Updated comment again.

rampitec updated this revision to Diff 370083.Sep 1 2021, 3:22 PM

Fixed typo in the comment.

arsenm accepted this revision.Sep 1 2021, 3:26 PM

LGTM although this looks identical in terms of code size and cycles

This revision is now accepted and ready to land.Sep 1 2021, 3:26 PM

LGTM although this looks identical in terms of code size and cycles

Yes, but is saves one SGPR used for AND.

This revision was landed with ongoing or failed builds.Sep 1 2021, 4:10 PM
This revision was automatically updated to reflect the committed changes.
foad added a comment.Sep 2 2021, 1:08 AM

Shouldn't we have normal instructions selection patterns for s_bitcmp0/1? Would this patch still be required if we had that?

Shouldn't we have normal instructions selection patterns for s_bitcmp0/1? Would this patch still be required if we had that?

I don't think so. First you cannot probably cover all scenarios with selection patterns, including patterns introduced by user's code. Second the moment you will introduce these instructions you will have to handle it everywhere, starting with moveToVALU. My idea it is better to stick with normal compares and replace it later when you done with potential transformations.

One thing which can be done is to also add this to SIShrinkInstructions, so it does not depend on the presence of a compare. That however will not allow reversing of the condition like in the subsequent patch as it needs to work together with a compare.

Lastly this optimization is independent of the selection, so agnostic to the type of ISel.

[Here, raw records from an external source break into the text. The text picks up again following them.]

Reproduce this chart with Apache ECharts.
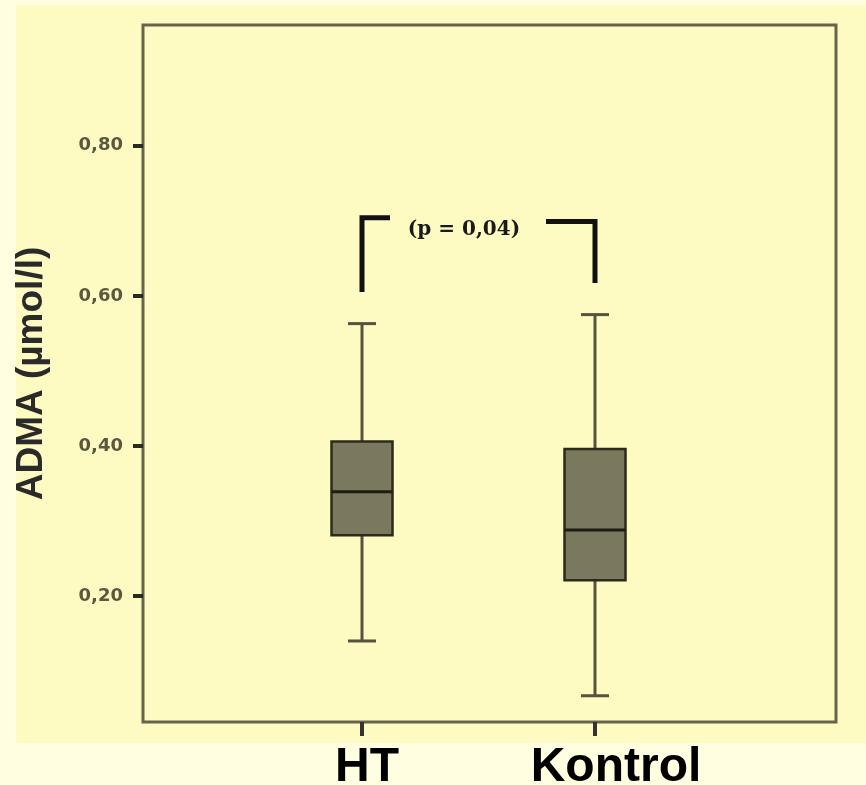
<!DOCTYPE html>
<html>
<head>
<meta charset="utf-8">
<script src="https://cdn.jsdelivr.net/npm/echarts@6/dist/echarts.min.js"></script>
<style>
  html, body { margin: 0; padding: 0; background: #fffee1; }
  #wrap { position: relative; width: 866px; height: 785px; background: #fffee1; overflow: hidden; }
  #panel { position: absolute; left: 16px; top: 5px; width: 850px; height: 738px; background: #fdfbc1; }
  #chart { position: absolute; left: 0; top: 0; width: 866px; height: 785px; }
</style>
</head>
<body>
<div id="wrap">
  <div id="panel"></div>
  <div id="chart"></div>
</div>
<script>
// ---- data ----
const categories = ['HT', 'Kontrol'];
// [min, Q1, median, Q3, max]
const boxHT      = [0.140, 0.281, 0.339, 0.406, 0.563];
const boxKontrol = [0.067, 0.221, 0.288, 0.396, 0.575];
const yTicks = [0.20, 0.40, 0.60, 0.80];
const yMin = 0.032, yMax = 0.961;
// significance bracket: [left top, left bottom, right top, right bottom]
const bracketValues = [0.704, 0.605, 0.699, 0.617];
const bracketLabel = '(p = 0,04)';
const yTitle = 'ADMA (µmol/l)';

const boxData = [boxHT, boxKontrol].map((b, i) => [i].concat(b));
// label shifts (style only): labels sit a little right of their ticks in the reference
const labelPadLeft = [10, 42];
const axisCats = categories.map((c, i) => ({ value: c, textStyle: { padding: [0, 0, 0, labelPadLeft[i]] } }));

const chart = echarts.init(document.getElementById('chart'), null, { renderer: 'canvas' });

const whiskerColor = '#55523d';
const boxFill = '#7b795d';
const boxBorder = '#2c2a1b';

chart.setOption({
  backgroundColor: 'transparent',
  animation: false,
  grid: [
    { left: 245.5, right: 154.5, top: 25, bottom: 63, show: false, containLabel: false, outerBoundsMode: 'none' },
    { left: 143, right: 30, top: 25, bottom: 63, show: true, borderColor: '#66644c', borderWidth: 3,
      backgroundColor: 'transparent', containLabel: false, outerBoundsMode: 'none' }
  ],
  xAxis: [
    {
      type: 'category', gridIndex: 0, data: axisCats,
      axisLine: { show: false },
      axisTick: { show: true, alignWithLabel: true, length: 14, lineStyle: { color: '#333', width: 4 } },
      axisLabel: { fontFamily: 'Liberation Sans', fontWeight: 'bold', fontSize: 48, color: '#000', margin: 22 },
      splitLine: { show: false }
    },
    { type: 'value', gridIndex: 1, show: false, min: 0, max: 1 }
  ],
  yAxis: [
    {
      type: 'value', gridIndex: 0, min: yMin, max: yMax, offset: 102.5,
      axisLine: { show: false },
      axisTick: { show: true, customValues: yTicks, length: 10, lineStyle: { color: '#2a2a22', width: 4 } },
      axisLabel: {
        customValues: yTicks, margin: 20,
        fontFamily: 'DejaVu Sans', fontWeight: 'bold', fontSize: 18, color: '#5a5940',
        formatter: v => v.toFixed(2).replace('.', ',')
      },
      splitLine: { show: false },
      name: yTitle, nameLocation: 'middle', nameRotate: 90, nameGap: 93,
      nameTextStyle: { fontFamily: 'Liberation Sans', fontWeight: 'bold', fontSize: 37, color: '#2a2a2a' }
    },
    { type: 'value', gridIndex: 1, show: false, min: 0, max: 1 }
  ],
  series: [
    {
      type: 'custom', xAxisIndex: 0, yAxisIndex: 0,
      data: boxData,
      encode: { x: 0, y: [1, 2, 3, 4, 5] },
      renderItem: function (params, api) {
        const c = api.value(0);
        const pMin = api.coord([c, api.value(1)]);
        const pQ1 = api.coord([c, api.value(2)]);
        const pMed = api.coord([c, api.value(3)]);
        const pQ3 = api.coord([c, api.value(4)]);
        const pMax = api.coord([c, api.value(5)]);
        const x = pMed[0];
        const hw = 30.5, cw = 14;
        const ls = { stroke: whiskerColor, lineWidth: 3 };
        return {
          type: 'group',
          children: [
            { type: 'line', shape: { x1: x, y1: pMax[1], x2: x, y2: pQ3[1] }, style: ls },
            { type: 'line', shape: { x1: x, y1: pQ1[1], x2: x, y2: pMin[1] }, style: ls },
            { type: 'line', shape: { x1: x - cw, y1: pMax[1], x2: x + cw, y2: pMax[1] }, style: ls },
            { type: 'line', shape: { x1: x - cw, y1: pMin[1], x2: x + cw, y2: pMin[1] }, style: ls },
            { type: 'rect', shape: { x: x - hw, y: pQ3[1], width: 2 * hw, height: pQ1[1] - pQ3[1] },
              style: { fill: boxFill, stroke: boxBorder, lineWidth: 2.5 } },
            { type: 'line', shape: { x1: x - hw, y1: pMed[1], x2: x + hw, y2: pMed[1] },
              style: { stroke: '#1e1d12', lineWidth: 3 } }
          ]
        };
      }
    },
    {
      type: 'custom', xAxisIndex: 0, yAxisIndex: 0,
      data: [bracketValues],
      encode: { y: [0, 1, 2, 3] },
      renderItem: function (params, api) {
        const lt = api.coord([0, api.value(0)]);
        const lb = api.coord([0, api.value(1)]);
        const rt = api.coord([1, api.value(2)]);
        const rb = api.coord([1, api.value(3)]);
        const armL = 28, armR = 49;
        const st = { stroke: '#111', lineWidth: 5, fill: null, lineJoin: 'miter', lineCap: 'butt' };
        const midX = ((lt[0] + armL) + (rt[0] - armR)) / 2 - 4;
        return {
          type: 'group',
          children: [
            { type: 'polyline', shape: { points: [[lt[0] + armL, lt[1]], [lt[0], lt[1]], [lb[0], lb[1]]] }, style: st },
            { type: 'polyline', shape: { points: [[rt[0] - armR, rt[1]], [rt[0], rt[1]], [rb[0], rb[1]]] }, style: st },
            { type: 'text', style: { x: midX, y: lt[1] + 12, text: bracketLabel, fill: '#1a1a1a',
              font: 'bold 20px "DejaVu Serif"', align: 'center', verticalAlign: 'middle' } }
          ]
        };
      }
    }
  ]
});
</script>
</body>
</html>
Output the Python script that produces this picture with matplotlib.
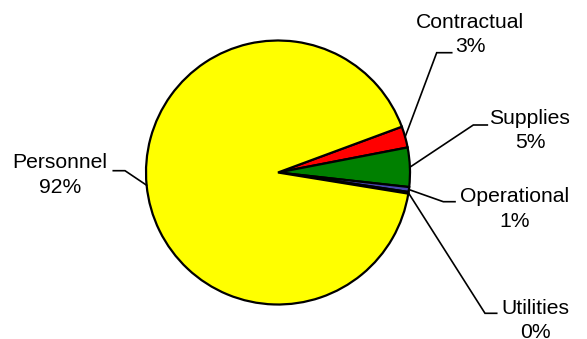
import numpy as np
import matplotlib
matplotlib.use("Agg")
import matplotlib.pyplot as plt

# Data (clockwise order as drawn, starting at the Contractual slice)
categories = ["Contractual", "Supplies", "Operational", "Utilities", "Personnel"]
values = [2.6, 4.8, 0.6, 0.2, 91.8]
colors = ["#FF0000", "#008000", "#4848B0", "#993366", "#FFFF00"]

# Layout (pixel-like coordinates, y up)
W, H = 587, 339
center = (278, H - 172.5)
radius = 132
start_angle = 20.3
# label text centre (x, y of first line) and elbow/end of leader line
label_pos = {
    "Contractual": dict(text=(470, H - 22), elbow=(436.7, H - 52.7), end=(451.7, H - 52.7)),
    "Supplies": dict(text=(530, H - 118), elbow=(473.3, H - 125), end=(487.3, H - 125)),
    "Operational": dict(text=(515, H - 197), elbow=(443.3, H - 201.7), end=(455, H - 201.7)),
    "Utilities": dict(text=(535, H - 308), elbow=(485, H - 313.3), end=(496.7, H - 313.3)),
    "Personnel": dict(text=(60, H - 163), elbow=(125, H - 170.7), end=(113.3, H - 170.7)),
}

plt.rcParams["font.family"] = ["Liberation Sans", "DejaVu Sans"]

fig = plt.figure(figsize=(W / 100, H / 100), dpi=100)
ax = fig.add_axes([0, 0, 1, 1])

wedges, _ = ax.pie(values, colors=colors, startangle=start_angle, counterclock=False,
                   center=center, radius=radius,
                   wedgeprops=dict(edgecolor="black", linewidth=1.6))
ax.set_xlim(0, W)
ax.set_ylim(0, H)
ax.set_aspect("equal")
ax.axis("off")

total = sum(values)
for w, cat, v in zip(wedges, categories, values):
    mid = np.deg2rad((w.theta1 + w.theta2) / 2)
    sx = center[0] + radius * np.cos(mid)
    sy = center[1] + radius * np.sin(mid)
    lp = label_pos[cat]
    ex, ey = lp["elbow"]
    fx, fy = lp["end"]
    ax.plot([sx, ex, fx], [sy, ey, fy], color="black", linewidth=1.2,
            solid_joinstyle="miter", clip_on=False)
    pct = round(v / total * 100)
    tx, ty = lp["text"]
    ax.text(tx, ty, cat, ha="center", va="center", fontsize=15.2, color="black")
    ax.text(tx, ty - 24.5, f"{pct}%", ha="center", va="center", fontsize=15.2, color="black")

fig.savefig("out.png", dpi=100, facecolor="white")
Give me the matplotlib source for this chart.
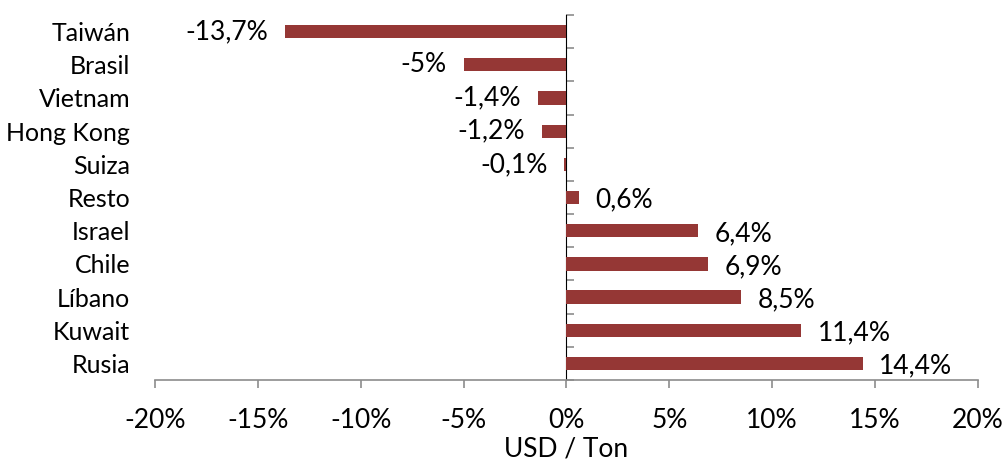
import matplotlib
matplotlib.use("Agg")
import matplotlib.pyplot as plt
import numpy as np

paises = ['Taiwán', 'Brasil', 'Vietnam', 'Hong Kong', 'Suiza', 'Resto',
          'Israel', 'Chile', 'Líbano', 'Kuwait', 'Rusia']
variacion = [-13.7, -5, -1.4, -1.2, -0.1, 0.6, 6.4, 6.9, 8.5, 11.4, 14.4]
etiquetas = ['-13,7%', '-5%', '-1,4%', '-1,2%', '-0,1%', '0,6%',
             '6,4%', '6,9%', '8,5%', '11,4%', '14,4%']
xticks = [-20, -15, -10, -5, 0, 5, 10, 15, 20]

plt.rcParams['font.family'] = ['Lato', 'DejaVu Sans']
gris = '#8c8c8c'
rojo = '#953735'

fig = plt.figure(figsize=(10.07, 4.62), dpi=100)
ax = fig.add_axes([0.154, 0.1775, 0.817, 0.79])

y = np.arange(len(paises))
ax.barh(y, variacion, height=0.4, color=rojo)
ax.set_ylim(len(paises) - 0.5, -0.5)
ax.set_xlim(-20, 20)

for yi, v, t in zip(y, variacion, etiquetas):
    if v < 0:
        ax.annotate(t, (v, yi), xytext=(-12, 0), textcoords='offset points',
                    ha='right', va='center', fontsize=19)
    else:
        ax.annotate(t, (v, yi), xytext=(12, -2), textcoords='offset points',
                    ha='left', va='center', fontsize=19)

ax.set_xticks(xticks)
ax.set_xticklabels(['%d%%' % x for x in xticks], fontsize=19)
ax.set_yticks(y)
ax.set_yticklabels(paises, fontsize=18)
ax.tick_params(axis='y', length=0, pad=18)
ax.tick_params(axis='x', length=6, width=1.2, color=gris, pad=14)

for s in ['top', 'right', 'left']:
    ax.spines[s].set_visible(False)
ax.spines['bottom'].set_color(gris)
ax.spines['bottom'].set_linewidth(1.2)

# eje vertical en 0
sec = ax.secondary_yaxis(0.5)
sec.set_yticks(np.arange(len(paises) + 1) - 0.5)
sec.set_yticklabels([])
sec.tick_params(axis='y', length=6, width=1.2, color=gris)
sec.spines['left'].set_color(gris)
sec.spines['left'].set_linewidth(1.2)

ax.set_xlabel('USD / Ton', fontsize=19, labelpad=3)

fig.savefig('out.png', dpi=100)
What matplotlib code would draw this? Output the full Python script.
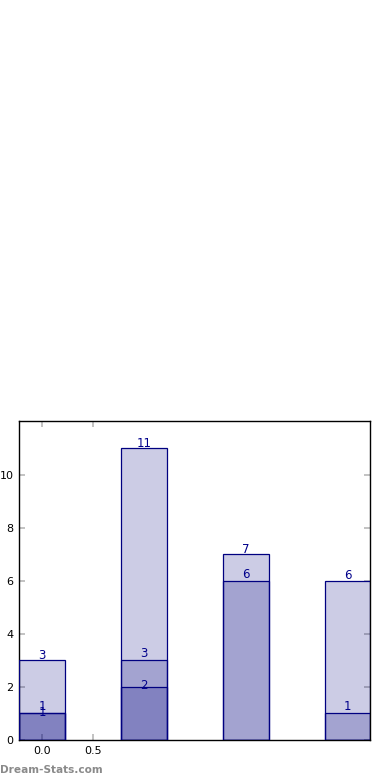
import matplotlib
matplotlib.use("Agg")
import matplotlib.pyplot as plt

categories = [0, 1, 2, 3]
series_a = [3, 11, 7, 6]
series_b = [1, 3, 6, 1]
series_c = [1, 2, 0, 0]
xtick_vals = [0.0, 0.5]
ytick_vals = [0, 2, 4, 6, 8, 10]

navy = "#000080"
fig = plt.figure(figsize=(3.9, 7.8), dpi=100)
ax = fig.add_axes([19.3/390, 40/780, 351/390, 318.7/780])

width = 0.45
offsets = [0.2, 0.25, 0.05]
for vals, off in zip([series_a, series_b, series_c], offsets):
    ax.bar(categories, vals, width=width, color=navy, alpha=0.2,
           edgecolor="none", zorder=2)
    ax.bar(categories, vals, width=width, facecolor="none",
           edgecolor=navy, linewidth=0.9, zorder=3)
    for x, v in zip(categories, vals):
        if v > 0:
            ax.text(x, v + off, str(v), ha="center", va="center",
                    fontsize=8.5, color="#00008b", zorder=4)

ax.set_xlim(-0.225, 3.225)
ax.set_ylim(0, 12.02)
ax.set_xticks(xtick_vals)
ax.set_xticklabels(["0.0", "0.5"])
ax.set_yticks(ytick_vals)
ax.tick_params(direction="in", length=4, color="#b8b8b8", width=1.2,
               labelsize=8, labelcolor="black", top=True, right=True, pad=4)
for s in ax.spines.values():
    s.set_linewidth(1.0)
    s.set_color("black")

fig.text(0.0, 0.0125, "Dream-Stats.com", fontsize=7.6, color="#8a8a8a",
         fontweight="bold", ha="left", va="center")

fig.savefig("out.png", dpi=100)
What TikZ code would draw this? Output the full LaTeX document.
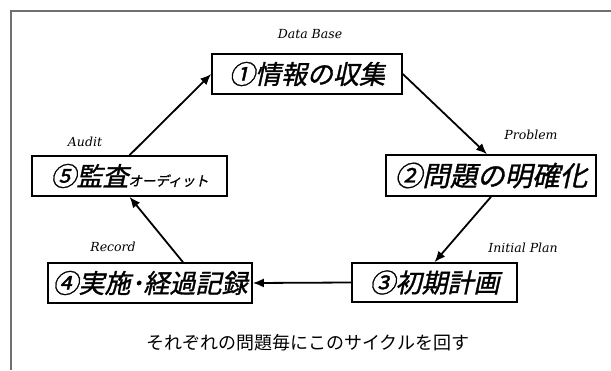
\documentclass[tikz,border=0pt]{standalone}
\usepackage{fontspec}
\usetikzlibrary{arrows.meta}
\newfontfamily\jpbox{Noto Sans CJK JP}[FakeSlant=0.22,FakeBold=1.2]
\newfontfamily\jpreg{Noto Sans CJK JP}
\newfontfamily\lblfont{DejaVu Serif}
\definecolor{framegray}{HTML}{707070}
\begin{document}
\begin{tikzpicture}[x=1pt,y=-1pt,
  box/.style={draw=black, line width=1.6pt, inner sep=0pt, align=center,
    font=\jpbox\fontsize{26}{28}\selectfont},
  lbl/.style={font=\lblfont\itshape\fontsize{12.5}{15}\selectfont},
  arr/.style={draw=black, line width=1.8pt, -{Latex[length=11pt,width=9pt]}}]
\useasboundingbox (0,0) rectangle (611,370);
\draw[framegray, line width=1.2pt] (11,370) -- (11,11) -- (611,11);

\node[box, minimum width=190pt, minimum height=40pt] (b1) at (307,74) {①情報の収集};
\node[box, minimum width=210pt, minimum height=41pt] (b2) at (491,175.5) {\fontsize{27.5}{29}\selectfont ②問題の明確化};
\node[box, minimum width=165pt, minimum height=39pt] (b3) at (434.5,282.5) {③初期計画};
\node[box, minimum width=204pt, minimum height=40pt] (b4) at (150,283) {④実施･経過記録};
\node[box, minimum width=195pt, minimum height=40pt] (b5) at (129.5,176) {⑤監査{\fontsize{13.5}{14}\selectfont オーディット}};

\node[lbl] (l1) at (310,34) {Data Base};
\node[lbl] (l2) at (531,135) {Problem};
\node[lbl] (l3) at (523,248) {Initial Plan};
\node[lbl] (l4) at (113,247) {Record};
\node[lbl] (l5) at (85,142) {Audit};

\node[font=\jpreg\fontsize{18}{20}\selectfont] (cap) at (308,343) {それぞれの問題毎にこのサイクルを回す};

\draw[arr] (b1.east) -- ([xshift=-4pt]b2.north);
\draw[arr] (b2.south) -- (b3.north);
\draw[arr] (b3.west) -- (b4.east);
\draw[arr] ([xshift=33pt]b4.north) -- (b5.south);
\draw[arr] (b5.north) -- (b1.west);
\end{tikzpicture}
\end{document}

I.e. to my view relying on an ISel is a layering violation. ISel is like an FE for MI passes, they shall handle whatever is dumped on them as good as they can unless information is lost in the selection, just like a BE shall handle whatever an unoptimized FE creates unless it loses semantics info.

foad added a comment.Sep 2 2021, 1:30 AM

I.e. to my view relying on an ISel is a layering violation.

In my view ISel is responsible for selection of instructions, and anything which changes those instructions to different ones later on is a bit of a hack :)

But I take your point about moveToVALU. That does sound a bit awkward.

I.e. to my view relying on an ISel is a layering violation.

In my view ISel is responsible for selection of instructions, and anything which changes those instructions to different ones later on is a bit of a hack :)

But I take your point about moveToVALU. That does sound a bit awkward.

Everything about VALU to SALU relationship is awkward. We basically have two separate engines tied together and that does not make compiler life easy. For example x86 has finally killed their x87 coprocessor because it is awkward to deal with.